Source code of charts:
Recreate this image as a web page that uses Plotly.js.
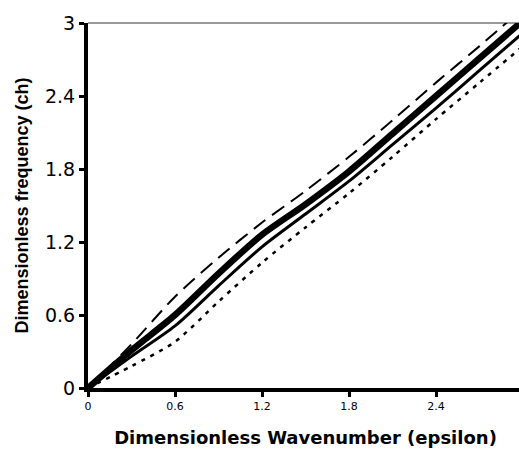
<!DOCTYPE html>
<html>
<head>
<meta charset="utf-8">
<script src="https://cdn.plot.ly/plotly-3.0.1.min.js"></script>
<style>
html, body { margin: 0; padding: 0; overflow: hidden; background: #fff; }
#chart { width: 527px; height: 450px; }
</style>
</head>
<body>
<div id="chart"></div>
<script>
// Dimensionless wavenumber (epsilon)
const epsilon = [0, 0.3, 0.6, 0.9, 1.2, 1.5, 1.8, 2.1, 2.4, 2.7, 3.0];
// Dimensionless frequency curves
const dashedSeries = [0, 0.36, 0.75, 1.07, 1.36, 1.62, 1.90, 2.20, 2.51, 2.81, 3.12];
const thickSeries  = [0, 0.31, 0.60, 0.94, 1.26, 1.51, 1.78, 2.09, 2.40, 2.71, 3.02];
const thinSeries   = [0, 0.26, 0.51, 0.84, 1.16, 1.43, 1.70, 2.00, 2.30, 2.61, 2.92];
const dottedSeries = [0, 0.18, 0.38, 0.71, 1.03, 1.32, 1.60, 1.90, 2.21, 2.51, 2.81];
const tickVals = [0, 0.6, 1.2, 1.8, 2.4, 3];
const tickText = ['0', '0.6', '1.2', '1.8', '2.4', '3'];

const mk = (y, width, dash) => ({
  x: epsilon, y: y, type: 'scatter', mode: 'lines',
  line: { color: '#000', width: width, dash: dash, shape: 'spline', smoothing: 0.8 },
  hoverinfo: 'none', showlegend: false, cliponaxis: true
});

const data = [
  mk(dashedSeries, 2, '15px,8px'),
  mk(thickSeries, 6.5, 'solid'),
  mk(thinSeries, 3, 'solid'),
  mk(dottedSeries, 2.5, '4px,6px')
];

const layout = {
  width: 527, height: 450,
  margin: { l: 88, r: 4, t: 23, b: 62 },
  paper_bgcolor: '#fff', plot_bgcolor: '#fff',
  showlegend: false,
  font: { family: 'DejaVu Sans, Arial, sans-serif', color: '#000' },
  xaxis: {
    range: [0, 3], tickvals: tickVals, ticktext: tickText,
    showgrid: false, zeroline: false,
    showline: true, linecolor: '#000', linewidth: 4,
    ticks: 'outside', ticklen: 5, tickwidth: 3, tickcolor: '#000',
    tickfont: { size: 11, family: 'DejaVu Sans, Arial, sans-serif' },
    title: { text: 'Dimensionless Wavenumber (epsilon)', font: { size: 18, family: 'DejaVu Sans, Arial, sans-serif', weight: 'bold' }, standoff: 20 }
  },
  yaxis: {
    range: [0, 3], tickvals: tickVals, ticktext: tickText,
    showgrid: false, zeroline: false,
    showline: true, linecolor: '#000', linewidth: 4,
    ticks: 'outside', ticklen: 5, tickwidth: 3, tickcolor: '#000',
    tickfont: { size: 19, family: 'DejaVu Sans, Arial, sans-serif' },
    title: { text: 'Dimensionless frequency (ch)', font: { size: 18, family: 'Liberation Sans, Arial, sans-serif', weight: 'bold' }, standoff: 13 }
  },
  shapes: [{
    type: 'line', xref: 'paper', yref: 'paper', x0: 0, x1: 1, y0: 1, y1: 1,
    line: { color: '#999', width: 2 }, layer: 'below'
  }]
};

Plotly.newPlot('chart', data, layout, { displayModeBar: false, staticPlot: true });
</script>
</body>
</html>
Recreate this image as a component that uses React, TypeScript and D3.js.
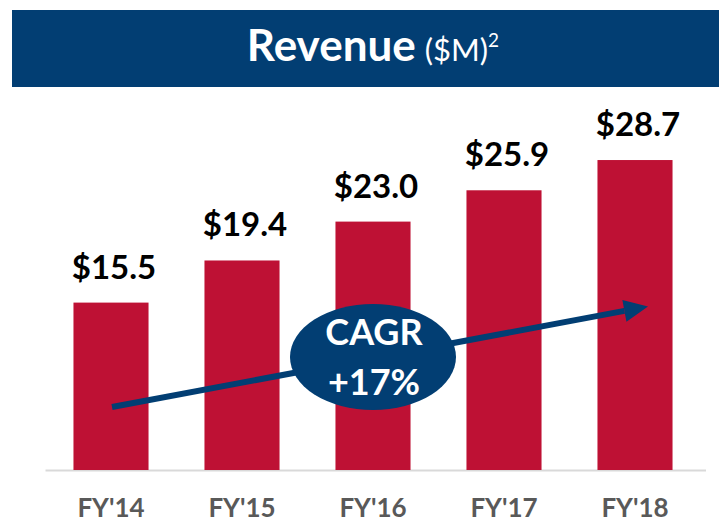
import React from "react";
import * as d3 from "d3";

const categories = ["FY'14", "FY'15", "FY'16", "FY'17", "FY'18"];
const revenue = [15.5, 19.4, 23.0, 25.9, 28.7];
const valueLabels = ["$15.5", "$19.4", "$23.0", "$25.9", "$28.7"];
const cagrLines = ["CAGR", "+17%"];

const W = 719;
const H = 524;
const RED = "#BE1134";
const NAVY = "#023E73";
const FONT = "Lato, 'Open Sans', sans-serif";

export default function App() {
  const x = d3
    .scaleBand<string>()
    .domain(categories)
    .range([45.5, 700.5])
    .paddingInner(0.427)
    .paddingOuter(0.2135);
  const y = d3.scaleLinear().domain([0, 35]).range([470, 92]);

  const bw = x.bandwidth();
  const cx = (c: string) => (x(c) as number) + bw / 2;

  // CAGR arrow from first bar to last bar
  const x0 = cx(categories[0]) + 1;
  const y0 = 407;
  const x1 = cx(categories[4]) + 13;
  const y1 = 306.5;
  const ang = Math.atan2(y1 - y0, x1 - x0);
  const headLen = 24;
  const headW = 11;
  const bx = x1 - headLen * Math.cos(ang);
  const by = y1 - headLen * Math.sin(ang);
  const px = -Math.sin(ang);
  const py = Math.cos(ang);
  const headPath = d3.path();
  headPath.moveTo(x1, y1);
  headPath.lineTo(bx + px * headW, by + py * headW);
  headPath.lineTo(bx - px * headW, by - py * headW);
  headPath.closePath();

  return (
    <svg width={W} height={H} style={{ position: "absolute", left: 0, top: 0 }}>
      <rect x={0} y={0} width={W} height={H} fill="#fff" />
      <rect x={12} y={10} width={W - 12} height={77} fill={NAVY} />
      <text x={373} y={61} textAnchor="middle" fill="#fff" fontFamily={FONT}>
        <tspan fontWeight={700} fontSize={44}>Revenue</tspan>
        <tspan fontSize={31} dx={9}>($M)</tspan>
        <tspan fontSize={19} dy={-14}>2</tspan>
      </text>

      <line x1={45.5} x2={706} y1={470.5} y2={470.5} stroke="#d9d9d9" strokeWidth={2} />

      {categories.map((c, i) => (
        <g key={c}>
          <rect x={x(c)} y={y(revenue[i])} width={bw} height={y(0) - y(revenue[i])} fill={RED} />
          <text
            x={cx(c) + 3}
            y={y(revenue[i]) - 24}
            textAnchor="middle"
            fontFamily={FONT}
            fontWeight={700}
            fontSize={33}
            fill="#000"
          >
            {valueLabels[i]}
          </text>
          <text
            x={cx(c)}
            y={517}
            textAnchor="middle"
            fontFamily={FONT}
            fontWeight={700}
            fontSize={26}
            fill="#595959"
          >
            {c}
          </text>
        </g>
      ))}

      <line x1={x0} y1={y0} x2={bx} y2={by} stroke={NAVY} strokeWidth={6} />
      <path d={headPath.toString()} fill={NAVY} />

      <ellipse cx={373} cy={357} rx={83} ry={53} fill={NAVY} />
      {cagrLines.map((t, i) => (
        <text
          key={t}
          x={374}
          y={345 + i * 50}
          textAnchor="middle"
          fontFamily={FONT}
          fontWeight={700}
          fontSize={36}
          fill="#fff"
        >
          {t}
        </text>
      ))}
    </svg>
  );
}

- Short problem: Every record above should be written out again exactly; the pictures stay out of the copy.

- Task response:
Recreate this image as a web page that uses Plotly.js.
<!DOCTYPE html>
<html>
<head>
<meta charset="utf-8">
<script src="https://cdn.plot.ly/plotly-3.0.1.min.js"></script>
<style>
html, body { margin: 0; padding: 0; overflow: hidden; background: #fff; }
#chart { width: 527px; height: 450px; }
</style>
</head>
<body>
<div id="chart"></div>
<script>
// Dimensionless wavenumber (epsilon)
const epsilon = [0, 0.3, 0.6, 0.9, 1.2, 1.5, 1.8, 2.1, 2.4, 2.7, 3.0];
// Dimensionless frequency curves
const dashedSeries = [0, 0.36, 0.75, 1.07, 1.36, 1.62, 1.90, 2.20, 2.51, 2.81, 3.12];
const thickSeries  = [0, 0.31, 0.60, 0.94, 1.26, 1.51, 1.78, 2.09, 2.40, 2.71, 3.02];
const thinSeries   = [0, 0.26, 0.51, 0.84, 1.16, 1.43, 1.70, 2.00, 2.30, 2.61, 2.92];
const dottedSeries = [0, 0.18, 0.38, 0.71, 1.03, 1.32, 1.60, 1.90, 2.21, 2.51, 2.81];
const tickVals = [0, 0.6, 1.2, 1.8, 2.4, 3];
const tickText = ['0', '0.6', '1.2', '1.8', '2.4', '3'];

const mk = (y, width, dash) => ({
  x: epsilon, y: y, type: 'scatter', mode: 'lines',
  line: { color: '#000', width: width, dash: dash, shape: 'spline', smoothing: 0.8 },
  hoverinfo: 'none', showlegend: false, cliponaxis: true
});

const data = [
  mk(dashedSeries, 2, '15px,8px'),
  mk(thickSeries, 6.5, 'solid'),
  mk(thinSeries, 3, 'solid'),
  mk(dottedSeries, 2.5, '4px,6px')
];

const layout = {
  width: 527, height: 450,
  margin: { l: 88, r: 4, t: 23, b: 62 },
  paper_bgcolor: '#fff', plot_bgcolor: '#fff',
  showlegend: false,
  font: { family: 'DejaVu Sans, Arial, sans-serif', color: '#000' },
  xaxis: {
    range: [0, 3], tickvals: tickVals, ticktext: tickText,
    showgrid: false, zeroline: false,
    showline: true, linecolor: '#000', linewidth: 4,
    ticks: 'outside', ticklen: 5, tickwidth: 3, tickcolor: '#000',
    tickfont: { size: 11, family: 'DejaVu Sans, Arial, sans-serif' },
    title: { text: 'Dimensionless Wavenumber (epsilon)', font: { size: 18, family: 'DejaVu Sans, Arial, sans-serif', weight: 'bold' }, standoff: 20 }
  },
  yaxis: {
    range: [0, 3], tickvals: tickVals, ticktext: tickText,
    showgrid: false, zeroline: false,
    showline: true, linecolor: '#000', linewidth: 4,
    ticks: 'outside', ticklen: 5, tickwidth: 3, tickcolor: '#000',
    tickfont: { size: 19, family: 'DejaVu Sans, Arial, sans-serif' },
    title: { text: 'Dimensionless frequency (ch)', font: { size: 18, family: 'Liberation Sans, Arial, sans-serif', weight: 'bold' }, standoff: 13 }
  },
  shapes: [{
    type: 'line', xref: 'paper', yref: 'paper', x0: 0, x1: 1, y0: 1, y1: 1,
    line: { color: '#999', width: 2 }, layer: 'below'
  }]
};

Plotly.newPlot('chart', data, layout, { displayModeBar: false, staticPlot: true });
</script>
</body>
</html>
Recreate this image as a component that uses React, TypeScript and D3.js.
import React from "react";
import * as d3 from "d3";

const categories = ["FY'14", "FY'15", "FY'16", "FY'17", "FY'18"];
const revenue = [15.5, 19.4, 23.0, 25.9, 28.7];
const valueLabels = ["$15.5", "$19.4", "$23.0", "$25.9", "$28.7"];
const cagrLines = ["CAGR", "+17%"];

const W = 719;
const H = 524;
const RED = "#BE1134";
const NAVY = "#023E73";
const FONT = "Lato, 'Open Sans', sans-serif";

export default function App() {
  const x = d3
    .scaleBand<string>()
    .domain(categories)
    .range([45.5, 700.5])
    .paddingInner(0.427)
    .paddingOuter(0.2135);
  const y = d3.scaleLinear().domain([0, 35]).range([470, 92]);

  const bw = x.bandwidth();
  const cx = (c: string) => (x(c) as number) + bw / 2;

  // CAGR arrow from first bar to last bar
  const x0 = cx(categories[0]) + 1;
  const y0 = 407;
  const x1 = cx(categories[4]) + 13;
  const y1 = 306.5;
  const ang = Math.atan2(y1 - y0, x1 - x0);
  const headLen = 24;
  const headW = 11;
  const bx = x1 - headLen * Math.cos(ang);
  const by = y1 - headLen * Math.sin(ang);
  const px = -Math.sin(ang);
  const py = Math.cos(ang);
  const headPath = d3.path();
  headPath.moveTo(x1, y1);
  headPath.lineTo(bx + px * headW, by + py * headW);
  headPath.lineTo(bx - px * headW, by - py * headW);
  headPath.closePath();

  return (
    <svg width={W} height={H} style={{ position: "absolute", left: 0, top: 0 }}>
      <rect x={0} y={0} width={W} height={H} fill="#fff" />
      <rect x={12} y={10} width={W - 12} height={77} fill={NAVY} />
      <text x={373} y={61} textAnchor="middle" fill="#fff" fontFamily={FONT}>
        <tspan fontWeight={700} fontSize={44}>Revenue</tspan>
        <tspan fontSize={31} dx={9}>($M)</tspan>
        <tspan fontSize={19} dy={-14}>2</tspan>
      </text>

      <line x1={45.5} x2={706} y1={470.5} y2={470.5} stroke="#d9d9d9" strokeWidth={2} />

      {categories.map((c, i) => (
        <g key={c}>
          <rect x={x(c)} y={y(revenue[i])} width={bw} height={y(0) - y(revenue[i])} fill={RED} />
          <text
            x={cx(c) + 3}
            y={y(revenue[i]) - 24}
            textAnchor="middle"
            fontFamily={FONT}
            fontWeight={700}
            fontSize={33}
            fill="#000"
          >
            {valueLabels[i]}
          </text>
          <text
            x={cx(c)}
            y={517}
            textAnchor="middle"
            fontFamily={FONT}
            fontWeight={700}
            fontSize={26}
            fill="#595959"
          >
            {c}
          </text>
        </g>
      ))}

      <line x1={x0} y1={y0} x2={bx} y2={by} stroke={NAVY} strokeWidth={6} />
      <path d={headPath.toString()} fill={NAVY} />

      <ellipse cx={373} cy={357} rx={83} ry={53} fill={NAVY} />
      {cagrLines.map((t, i) => (
        <text
          key={t}
          x={374}
          y={345 + i * 50}
          textAnchor="middle"
          fontFamily={FONT}
          fontWeight={700}
          fontSize={36}
          fill="#fff"
        >
          {t}
        </text>
      ))}
    </svg>
  );
}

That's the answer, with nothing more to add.